Windsor Castle opens terrace garden for first time in 40 years

Members of the gardening team prune roses in preparation for the East Terrace Garden at Windsor Castle to be opened to the public for the first time in decades, following the outbreak of the coronavirus disease (COVID-19), Windsor, Britain, August 5, 2020. REUTERS/Toby Melville

WINDSOR, England – Windsor Castle, one of the official residences of Britain’s Queen Elizabeth, is to open its East Terrace Garden to the public for the first time in more than 40 years.

Visitors to the castle, where the queen spent the last few months during Britain’s lockdown due to the coronavirus pandemic before traveling to Scotland, will be able to tour the garden, created in the 1820s, on weekends during August and September.

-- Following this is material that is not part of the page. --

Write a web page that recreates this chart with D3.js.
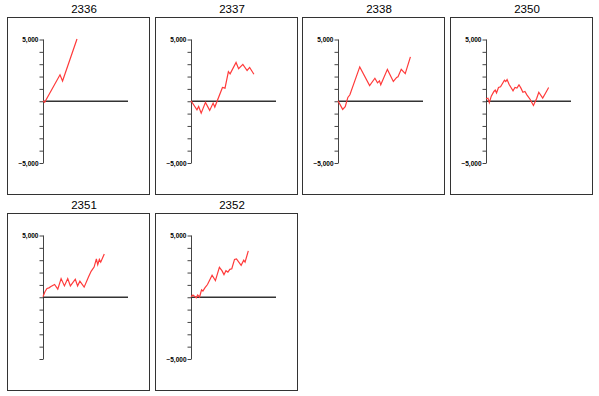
<!DOCTYPE html>
<html>
<head>
<meta charset="utf-8">
<script src="https://cdn.jsdelivr.net/npm/d3@7"></script>
<style>
    body { margin: 0; background: #fff; }
    svg { display: block; }
    .title { font-family: "Liberation Sans", Arial, sans-serif; font-size: 11.5px; fill: #000; }
    .y-axis text { font-family: "Liberation Sans", Arial, sans-serif; font-size: 6.5px; font-weight: bold; fill: #000; }
</style>
</head>
<body>
<svg id="chart" width="599" height="396"></svg>
<script>
(function () {
    'use strict';

    // panel titles, in reading order
    let panelNames = ['2336', '2337', '2338', '2350', '2351', '2352'];

    // cumulative value series, [step, value], step runs 0..100 along the zero line
    let s2336 = [[0, 0], [2, -130], [20, 2100], [23, 1600], [40, 5000]];
    let s2337 = [[0, 0], [7, -730], [9, -460], [12, -1000], [17, -130], [22, -780], [26, -190],
        [28, -510], [37, 1080], [40, 1020], [44, 2350], [46, 2180], [53, 3100], [56, 2600],
        [61, 2950], [66, 2450], [69, 2700], [74, 2150]];
    let s2338 = [[0, 0], [5.5, -700], [8.5, -480], [11.6, 270], [14, 480], [25.6, 2740],
        [37.2, 1230], [43.4, 1820], [46.5, 1450], [48.8, 1610], [50.3, 1290], [58.1, 2540],
        [65.1, 1560], [69, 1890], [70.6, 1940], [74.4, 2540], [79.1, 2200], [85.2, 3550]];
    let s2350 = [[0, 160], [2.3, 210], [3.9, -160], [6.2, 370], [9.3, 750], [10.9, 860],
        [12.4, 640], [14.7, 1070], [17.1, 1130], [19.4, 1400], [21.7, 1660], [23.3, 1560],
        [24.8, 1720], [27.1, 1340], [31.8, 800], [34.1, 1070], [36.4, 1020], [38.8, 1290],
        [41.1, 1020], [43.4, 690], [45.8, 750], [48.1, 480], [52, 100], [55.8, -380],
        [59.7, 210], [62.1, 690], [66.7, 210], [69.8, 590], [73.7, 1070]];
    let s2351 = [[0, 0], [2.3, 400], [4.7, 670], [7, 720], [9.3, 830], [13.6, 990], [17.4, 620],
        [21.3, 1470], [25.2, 880], [29.1, 1470], [32.2, 880], [38, 1420], [40.7, 880],
        [43.4, 1260], [48.4, 780], [53.5, 1600], [56.6, 2060], [60.1, 2400], [62.8, 3070],
        [64.4, 2590], [66.3, 3020], [67.9, 2800], [72.1, 3470]];
    let s2352 = [[0, 0], [2.3, 140], [6.2, -80], [7.8, 140], [10.1, -20], [12.4, 560], [14, 460],
        [16.3, 720], [19.4, 990], [24.8, 1740], [28.7, 1310], [33.4, 2380], [36.4, 2110],
        [38.8, 1790], [41.1, 2110], [43.4, 2000], [45.7, 2220], [48, 2270], [51.2, 3020],
        [53.5, 3070], [59, 2540], [62, 2960], [63.6, 2800], [67.4, 3710]];
    let panelSeries = [s2336, s2337, s2338, s2350, s2351, s2352];

    // y ticks every 1000, labels only on some of them
    let yTicks = d3.range(-5000, 5001, 1000);
    let labelledTicks = [[5000, -5000], [5000, -5000], [5000, -5000], [5000, -5000], [5000], [5000, -5000]];

    let boxW = 142, boxH = 177;
    let colStep = 147.5, rowStep = 196;
    let left0 = 7, top0 = 17;

    let x = d3.scaleLinear().domain([0, 100]).range([36, 121]);
    let y = d3.scaleLinear().domain([-5000, 5000]).range([145.5, 22]);
    let fmt = d3.format(',');

    let svg = d3.select('#chart');

    let panels = svg.selectAll('g.panel')
        .data(panelNames)
        .enter()
        .append('g')
        .attr('class', 'panel')
        .attr('transform', function (d, i) {
            let px = Math.round(left0 + (i % 4) * colStep);
            let py = top0 + Math.floor(i / 4) * rowStep;
            return 'translate(' + px + ',' + py + ')';
        });

    panels.append('rect')
        .attr('x', 0.5)
        .attr('y', 0.5)
        .attr('width', boxW)
        .attr('height', boxH)
        .style('fill', 'none')
        .style('stroke', '#333')
        .style('stroke-width', 1);

    panels.append('text')
        .attr('class', 'title')
        .attr('x', 77)
        .attr('y', -4.5)
        .attr('text-anchor', 'middle')
        .text(function (d) { return d; });

    panels.each(function (name, i) {
        let g = d3.select(this);
        let labels = labelledTicks[i];

        let yAxis = d3.axisLeft(y)
            .tickValues(yTicks)
            .tickSize(4)
            .tickPadding(1)
            .tickFormat(function (v) {
                return labels.indexOf(v) >= 0 ? fmt(v) : '';
            });

        let axisG = g.append('g')
            .attr('class', 'y-axis')
            .attr('transform', 'translate(' + (x(0) + 0.5) + ',0.5)')
            .call(yAxis);
        axisG.select('.domain')
            .attr('d', 'M0,' + y(5000) + 'V' + y(-5000))
            .style('stroke', '#444');
        axisG.selectAll('.tick line').style('stroke', '#444');

        // zero line
        g.append('line')
            .attr('x1', x(0))
            .attr('x2', x(100))
            .attr('y1', y(0) + 0.5)
            .attr('y2', y(0) + 0.5)
            .style('stroke', '#333')
            .style('stroke-width', 1.3);

        let line = d3.line()
            .x(function (d) { return x(d[0]); })
            .y(function (d) { return y(d[1]); });

        g.append('path')
            .datum(panelSeries[i])
            .attr('d', line)
            .style('fill', 'none')
            .style('stroke', '#ff3a3a')
            .style('stroke-width', 1.2);
    });
})();
</script>
</body>
</html>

Today it features 3,500 rose bushes planted around a central fountain. It boasts a colorful history having served different monarchs’ tastes through the centuries.

It was initially planted to create a pleasing view from the royal apartments along the eastern facade of the castle.“The first garden built here was created in 1824 during the reign of George IV. But before that, in the Middle Ages, it would have been the defensive ditch,” said Richard Williams, Learning Curator at Windsor Castle.

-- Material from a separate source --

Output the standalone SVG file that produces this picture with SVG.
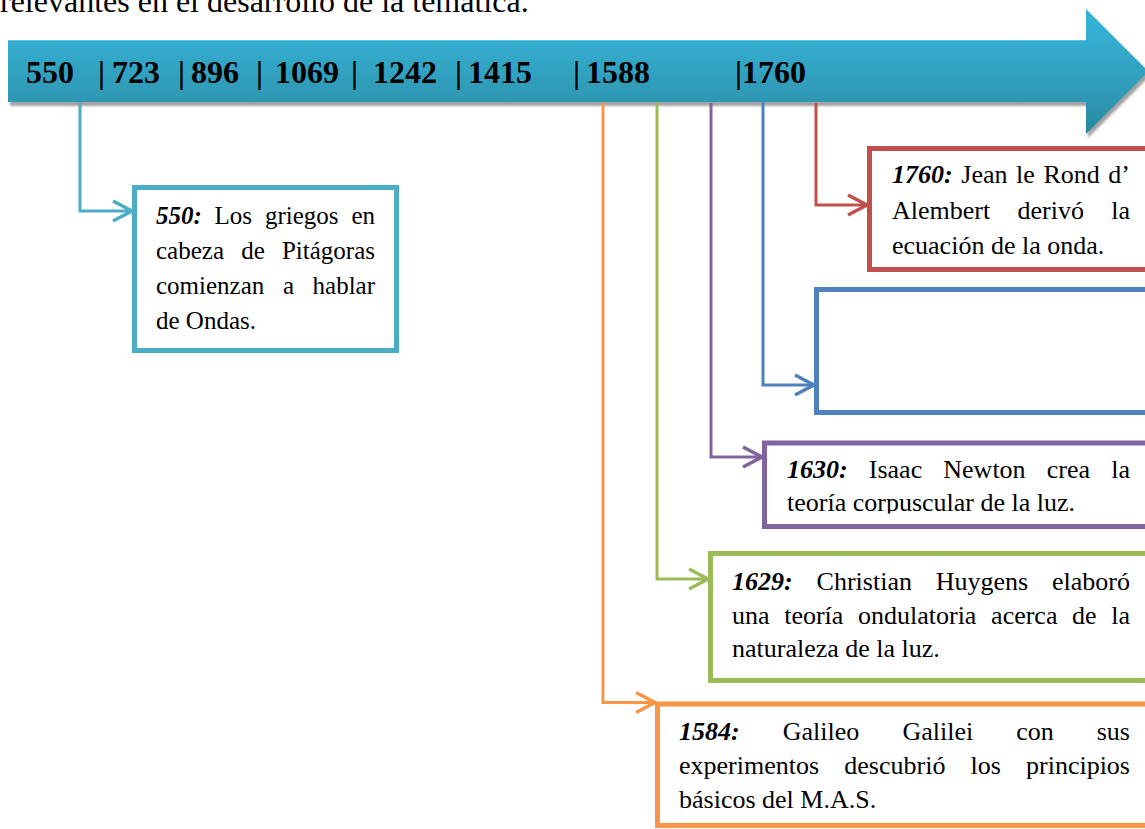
<svg xmlns="http://www.w3.org/2000/svg" width="1145" height="829" viewBox="0 0 1145 829">
  <style>
    text, tspan { font-family: "Liberation Serif", "Times New Roman", serif; }
    .txt { font-size: 26px; fill: #000; }
    .small { font-size: 25px; }
    .yr { font-weight: bold; font-style: italic; }
    .end { text-anchor: end; }
    .lbl { font-size: 32px; font-weight: bold; fill: #000; }
    .head { font-size: 32px; fill: #000; }
    .box { fill: #fff; stroke-width: 5; }
    .conn { fill: none; stroke-width: 3; stroke-linejoin: miter; }
    .chev { fill: none; stroke-width: 3.5; stroke-linecap: butt; stroke-linejoin: miter; }
    .teal { stroke: #4bacc6; }
    .red { stroke: #c0504d; }
    .blue { stroke: #4f81bd; }
    .purple { stroke: #8064a2; }
    .green { stroke: #9bbb59; }
    .orange { stroke: #f79646; }
  </style>
  <defs>
    <linearGradient id="arrowFill" gradientUnits="userSpaceOnUse" x1="0" y1="9" x2="0" y2="134">
      <stop offset="0" stop-color="#38b3d5"/>
      <stop offset="0.25" stop-color="#35aed0"/>
      <stop offset="0.75" stop-color="#2e96b2"/>
      <stop offset="1" stop-color="#2986a0"/>
    </linearGradient>
    <filter id="soft" x="-5%" y="-20%" width="110%" height="140%">
      <feGaussianBlur stdDeviation="0.8"/>
    </filter>
    <marker id="mTeal" markerUnits="userSpaceOnUse" markerWidth="30" markerHeight="30" refX="20" refY="11" orient="auto" overflow="visible">
      <path class="chev teal" d="M1,1 L20,11 L1,21"/>
    </marker>
    <marker id="mRed" markerUnits="userSpaceOnUse" markerWidth="30" markerHeight="30" refX="20" refY="11" orient="auto" overflow="visible">
      <path class="chev red" d="M1,1 L20,11 L1,21"/>
    </marker>
    <marker id="mBlue" markerUnits="userSpaceOnUse" markerWidth="30" markerHeight="30" refX="20" refY="11" orient="auto" overflow="visible">
      <path class="chev blue" d="M1,1 L20,11 L1,21"/>
    </marker>
    <marker id="mPurple" markerUnits="userSpaceOnUse" markerWidth="30" markerHeight="30" refX="20" refY="11" orient="auto" overflow="visible">
      <path class="chev purple" d="M1,1 L20,11 L1,21"/>
    </marker>
    <marker id="mGreen" markerUnits="userSpaceOnUse" markerWidth="30" markerHeight="30" refX="20" refY="11" orient="auto" overflow="visible">
      <path class="chev green" d="M1,1 L20,11 L1,21"/>
    </marker>
    <marker id="mOrange" markerUnits="userSpaceOnUse" markerWidth="30" markerHeight="30" refX="20" refY="11" orient="auto" overflow="visible">
      <path class="chev orange" d="M1,1 L20,11 L1,21"/>
    </marker>
    <clipPath id="clipNewton">
      <rect x="760" y="430" width="400" height="83.5"/>
    </clipPath>
  </defs>

  <rect width="1145" height="829" fill="#fff"/>

  <!-- running text above the timeline -->
  <text class="head" x="0" y="11.5">relevantes en el desarrollo de la temática.</text>

  <!-- timeline arrow -->
  <g id="timeline">
    <path d="M8,40 H1086 V9 L1148.5,71.5 L1086,134 V102 H8 Z" transform="translate(2,4)" fill="#a3a3a3" filter="url(#soft)"/>
    <path d="M8,40 H1086 V9 L1148.5,71.5 L1086,134 V102 H8 Z" fill="url(#arrowFill)"/>
    <line x1="8" y1="40.5" x2="1086" y2="40.5" stroke="#66c4de" stroke-width="1"/>
    <text class="lbl" x="26" y="83">550</text>
    <text class="lbl" x="98" y="83">|</text>
    <text class="lbl" x="112" y="83">723</text>
    <text class="lbl" x="178" y="83">|</text>
    <text class="lbl" x="191" y="83">896</text>
    <text class="lbl" x="256" y="83">|</text>
    <text class="lbl" x="275" y="83">1069</text>
    <text class="lbl" x="351" y="83">|</text>
    <text class="lbl" x="373" y="83">1242</text>
    <text class="lbl" x="455" y="83">|</text>
    <text class="lbl" x="468" y="83">1415</text>
    <text class="lbl" x="573" y="83">|</text>
    <text class="lbl" x="586" y="83">1588</text>
    <text class="lbl" x="735" y="83">|1760</text>
  </g>

  <!-- connectors from the timeline to the event boxes -->
  <g id="connectors">
    <path class="conn teal" d="M80,103 V211 H132" marker-end="url(#mTeal)"/>
    <path class="conn red" d="M816,103 V205 H867" marker-end="url(#mRed)"/>
    <path class="conn blue" d="M763,101 V385 H814" marker-end="url(#mBlue)"/>
    <path class="conn purple" d="M711,103 V457 H762" marker-end="url(#mPurple)"/>
    <path class="conn green" d="M657,103 V579 H708" marker-end="url(#mGreen)"/>
    <path class="conn orange" d="M603,103 V702.5 H655" marker-end="url(#mOrange)"/>
  </g>

  <!-- 550 -->
  <g id="event-550">
    <rect class="box teal" x="134.5" y="187.5" width="262" height="163"/>
    <text class="txt small" y="224"><tspan class="yr" x="156">550:</tspan><tspan x="214.6">Los</tspan><tspan x="264.9">griegos</tspan></text>
    <text class="txt small end" x="375" y="224">en</text>
    <text class="txt small" y="259"><tspan x="156">cabeza</tspan><tspan x="241.2">de</tspan></text>
    <text class="txt small end" x="375" y="259">Pitágoras</text>
    <text class="txt small" y="294"><tspan x="156">comienzan</tspan><tspan x="282.9">a</tspan></text>
    <text class="txt small end" x="375" y="294">hablar</text>
    <text class="txt small" x="156" y="329">de Ondas.</text>
  </g>

  <!-- 1760 -->
  <g id="event-1760">
    <rect class="box red" x="869.5" y="148.5" width="300" height="121"/>
    <text class="txt" y="183"><tspan class="yr" x="892">1760:</tspan><tspan x="961.3">Jean</tspan><tspan x="1016.1">le</tspan><tspan x="1043.5">Rond</tspan></text>
    <text class="txt end" x="1130" y="183">d’</text>
    <text class="txt" y="219"><tspan x="892">Alembert</tspan><tspan x="1017.5">derivó</tspan></text>
    <text class="txt end" x="1130" y="219">la</text>
    <text class="txt" x="892" y="254">ecuación de la onda.</text>
  </g>

  <!-- empty blue box -->
  <g id="event-blank">
    <rect class="box blue" x="816.5" y="289.5" width="350" height="123"/>
  </g>

  <!-- 1630 -->
  <g id="event-1630">
    <rect class="box purple" x="764.5" y="443" width="400" height="83.5"/>
    <text class="txt" y="478"><tspan class="yr" x="787">1630:</tspan><tspan x="868.8">Isaac</tspan><tspan x="943.3">Newton</tspan><tspan x="1046.7">crea</tspan></text>
    <text class="txt end" x="1130" y="478">la</text>
    <text class="txt" x="787" y="511" clip-path="url(#clipNewton)">teoría corpuscular de la luz.</text>
  </g>

  <!-- 1629 -->
  <g id="event-1629">
    <rect class="box green" x="710.5" y="553.5" width="450" height="127"/>
    <text class="txt" y="590"><tspan class="yr" x="732">1629:</tspan><tspan x="816.6">Christian</tspan><tspan x="935.8">Huygens</tspan></text>
    <text class="txt end" x="1130" y="590">elaboró</text>
    <text class="txt" y="624"><tspan x="732">una</tspan><tspan x="784.2">teoría</tspan><tspan x="858">ondulatoria</tspan><tspan x="991.1">acerca</tspan><tspan x="1072.1">de</tspan></text>
    <text class="txt end" x="1130" y="624">la</text>
    <text class="txt" x="732" y="657">naturaleza de la luz.</text>
  </g>

  <!-- 1584 -->
  <g id="event-1584">
    <rect class="box orange" x="657.5" y="704" width="500" height="121.5"/>
    <text class="txt" y="740"><tspan class="yr" x="679">1584:</tspan><tspan x="782.8">Galileo</tspan><tspan x="902.4">Galilei</tspan><tspan x="1016.3">con</tspan></text>
    <text class="txt end" x="1130" y="740">sus</text>
    <text class="txt" y="774"><tspan x="679">experimentos</tspan><tspan x="844.3">descubrió</tspan><tspan x="970.6">los</tspan></text>
    <text class="txt end" x="1130" y="774">principios</text>
    <text class="txt" x="679" y="808">básicos del M.A.S.</text>
  </g>
</svg>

“To protect the castle walls, Charles II in the 17th century created this terrace that we’re standing on and also put in bowling lawns because he really enjoyed bowling,” he added.

The gardens were later extensively remodeled by Queen Victoria and Prince Albert in the 19th century, although Prince Philip, husband of Queen Elizabeth, is responsible for the current appearance of the garden dating from 1971.

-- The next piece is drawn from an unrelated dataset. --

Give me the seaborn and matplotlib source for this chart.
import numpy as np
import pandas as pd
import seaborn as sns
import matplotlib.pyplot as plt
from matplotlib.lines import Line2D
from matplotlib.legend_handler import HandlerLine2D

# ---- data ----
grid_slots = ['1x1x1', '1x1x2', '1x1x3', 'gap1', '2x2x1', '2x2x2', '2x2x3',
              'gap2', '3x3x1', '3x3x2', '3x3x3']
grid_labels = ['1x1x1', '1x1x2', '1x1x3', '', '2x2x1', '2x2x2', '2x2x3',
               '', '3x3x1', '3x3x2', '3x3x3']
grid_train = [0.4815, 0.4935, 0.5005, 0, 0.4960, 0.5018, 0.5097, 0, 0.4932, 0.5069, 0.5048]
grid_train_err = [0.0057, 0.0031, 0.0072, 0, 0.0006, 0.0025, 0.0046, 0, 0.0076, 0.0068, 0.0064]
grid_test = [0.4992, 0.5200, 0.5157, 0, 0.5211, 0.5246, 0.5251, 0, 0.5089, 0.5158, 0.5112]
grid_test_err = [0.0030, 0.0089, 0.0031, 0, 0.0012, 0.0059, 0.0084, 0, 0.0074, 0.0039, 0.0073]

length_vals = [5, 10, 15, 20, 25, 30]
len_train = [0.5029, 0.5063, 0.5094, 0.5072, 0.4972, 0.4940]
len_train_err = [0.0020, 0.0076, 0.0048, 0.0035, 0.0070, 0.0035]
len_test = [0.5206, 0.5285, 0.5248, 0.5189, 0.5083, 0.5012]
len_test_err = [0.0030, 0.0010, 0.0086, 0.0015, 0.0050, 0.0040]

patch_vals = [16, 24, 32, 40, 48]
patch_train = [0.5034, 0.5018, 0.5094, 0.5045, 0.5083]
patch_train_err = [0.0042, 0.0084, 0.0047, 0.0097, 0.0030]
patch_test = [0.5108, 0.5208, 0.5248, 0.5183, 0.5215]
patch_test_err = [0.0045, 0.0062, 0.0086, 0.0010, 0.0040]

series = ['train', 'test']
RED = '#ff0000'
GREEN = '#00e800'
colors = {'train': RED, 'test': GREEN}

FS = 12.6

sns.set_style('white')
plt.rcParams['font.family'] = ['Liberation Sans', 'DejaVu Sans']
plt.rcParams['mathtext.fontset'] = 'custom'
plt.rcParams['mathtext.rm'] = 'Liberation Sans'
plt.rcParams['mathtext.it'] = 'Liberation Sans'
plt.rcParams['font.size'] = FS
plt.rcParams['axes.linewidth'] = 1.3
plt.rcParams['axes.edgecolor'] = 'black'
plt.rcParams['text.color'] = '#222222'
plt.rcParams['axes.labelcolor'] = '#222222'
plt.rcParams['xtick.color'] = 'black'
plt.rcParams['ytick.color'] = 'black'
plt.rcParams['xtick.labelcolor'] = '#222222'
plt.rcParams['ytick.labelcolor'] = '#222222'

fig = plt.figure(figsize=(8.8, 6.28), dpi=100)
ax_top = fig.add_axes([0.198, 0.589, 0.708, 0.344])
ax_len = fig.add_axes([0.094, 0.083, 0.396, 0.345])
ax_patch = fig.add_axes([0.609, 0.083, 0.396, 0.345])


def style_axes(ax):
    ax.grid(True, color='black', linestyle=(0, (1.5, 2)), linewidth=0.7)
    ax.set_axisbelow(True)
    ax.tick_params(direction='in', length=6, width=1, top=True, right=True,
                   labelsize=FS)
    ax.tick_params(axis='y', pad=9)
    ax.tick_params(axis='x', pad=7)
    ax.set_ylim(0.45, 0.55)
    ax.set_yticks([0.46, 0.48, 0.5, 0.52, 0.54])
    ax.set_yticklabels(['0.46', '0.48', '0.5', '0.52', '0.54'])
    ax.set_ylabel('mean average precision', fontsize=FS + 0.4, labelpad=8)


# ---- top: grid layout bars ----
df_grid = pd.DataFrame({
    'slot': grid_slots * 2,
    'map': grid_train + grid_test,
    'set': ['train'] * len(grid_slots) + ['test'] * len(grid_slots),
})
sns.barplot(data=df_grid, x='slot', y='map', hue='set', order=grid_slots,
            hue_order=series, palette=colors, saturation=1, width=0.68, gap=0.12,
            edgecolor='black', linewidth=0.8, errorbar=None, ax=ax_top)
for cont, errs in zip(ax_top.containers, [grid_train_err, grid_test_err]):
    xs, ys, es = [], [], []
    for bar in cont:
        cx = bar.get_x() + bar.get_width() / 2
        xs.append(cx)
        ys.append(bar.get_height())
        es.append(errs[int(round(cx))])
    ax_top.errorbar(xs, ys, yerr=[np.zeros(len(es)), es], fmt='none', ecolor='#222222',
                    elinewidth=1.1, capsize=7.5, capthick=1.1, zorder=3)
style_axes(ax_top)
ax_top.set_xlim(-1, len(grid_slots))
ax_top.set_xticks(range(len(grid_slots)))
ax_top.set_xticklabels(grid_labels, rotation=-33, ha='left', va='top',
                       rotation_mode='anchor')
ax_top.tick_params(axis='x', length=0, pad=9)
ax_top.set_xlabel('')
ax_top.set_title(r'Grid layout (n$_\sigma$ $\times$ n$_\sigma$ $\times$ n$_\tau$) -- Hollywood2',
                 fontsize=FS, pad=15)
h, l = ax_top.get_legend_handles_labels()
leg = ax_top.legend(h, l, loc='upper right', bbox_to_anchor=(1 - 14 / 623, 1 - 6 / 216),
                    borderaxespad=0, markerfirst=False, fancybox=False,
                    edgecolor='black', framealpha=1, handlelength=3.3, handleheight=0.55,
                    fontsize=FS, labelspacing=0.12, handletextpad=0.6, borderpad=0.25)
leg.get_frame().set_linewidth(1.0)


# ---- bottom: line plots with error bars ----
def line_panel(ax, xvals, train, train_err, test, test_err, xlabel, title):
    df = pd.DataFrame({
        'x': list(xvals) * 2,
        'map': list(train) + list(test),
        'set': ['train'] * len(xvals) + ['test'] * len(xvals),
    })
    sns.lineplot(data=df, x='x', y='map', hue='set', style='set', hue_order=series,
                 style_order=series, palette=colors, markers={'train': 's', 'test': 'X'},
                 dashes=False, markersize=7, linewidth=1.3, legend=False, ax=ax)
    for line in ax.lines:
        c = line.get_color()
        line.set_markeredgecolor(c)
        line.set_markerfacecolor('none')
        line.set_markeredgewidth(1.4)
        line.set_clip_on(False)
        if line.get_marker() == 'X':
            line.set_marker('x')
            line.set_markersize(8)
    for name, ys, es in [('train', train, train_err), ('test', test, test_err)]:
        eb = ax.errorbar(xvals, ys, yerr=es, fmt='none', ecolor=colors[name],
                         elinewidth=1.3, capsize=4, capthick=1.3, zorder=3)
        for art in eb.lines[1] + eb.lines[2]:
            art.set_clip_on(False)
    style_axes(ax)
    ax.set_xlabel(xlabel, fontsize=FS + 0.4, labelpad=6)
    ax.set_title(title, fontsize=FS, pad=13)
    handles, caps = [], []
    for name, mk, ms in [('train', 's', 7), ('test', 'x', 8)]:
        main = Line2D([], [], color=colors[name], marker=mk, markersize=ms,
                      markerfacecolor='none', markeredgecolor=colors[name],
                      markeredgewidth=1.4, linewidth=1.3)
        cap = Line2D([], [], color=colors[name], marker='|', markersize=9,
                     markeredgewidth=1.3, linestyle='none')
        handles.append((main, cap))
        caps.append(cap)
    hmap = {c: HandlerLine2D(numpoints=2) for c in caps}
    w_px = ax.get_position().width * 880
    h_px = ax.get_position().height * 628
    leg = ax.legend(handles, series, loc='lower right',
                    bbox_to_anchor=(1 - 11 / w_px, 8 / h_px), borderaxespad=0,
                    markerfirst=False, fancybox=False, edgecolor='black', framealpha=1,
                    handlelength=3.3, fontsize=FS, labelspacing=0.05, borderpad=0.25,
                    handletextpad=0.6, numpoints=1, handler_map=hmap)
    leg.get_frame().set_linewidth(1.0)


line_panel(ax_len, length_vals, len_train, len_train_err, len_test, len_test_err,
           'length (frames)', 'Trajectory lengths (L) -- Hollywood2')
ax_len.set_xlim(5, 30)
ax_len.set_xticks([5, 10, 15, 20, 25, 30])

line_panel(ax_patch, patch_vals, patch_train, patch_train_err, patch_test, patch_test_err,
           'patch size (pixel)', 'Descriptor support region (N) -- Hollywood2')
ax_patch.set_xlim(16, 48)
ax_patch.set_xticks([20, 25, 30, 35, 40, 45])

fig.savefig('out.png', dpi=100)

During World War Two, the garden was completely dug up to plant vegetables, Williams said.

“There were two separate plots set aside for the young Princess Elizabeth and her sister, Princess Margaret. They grew sweet corn and tomatoes, beans as well, I think, all as part of the war effort – doing their bit.”

Windsor Castle was founded by William the Conqueror in the 11th Century and lies west of London.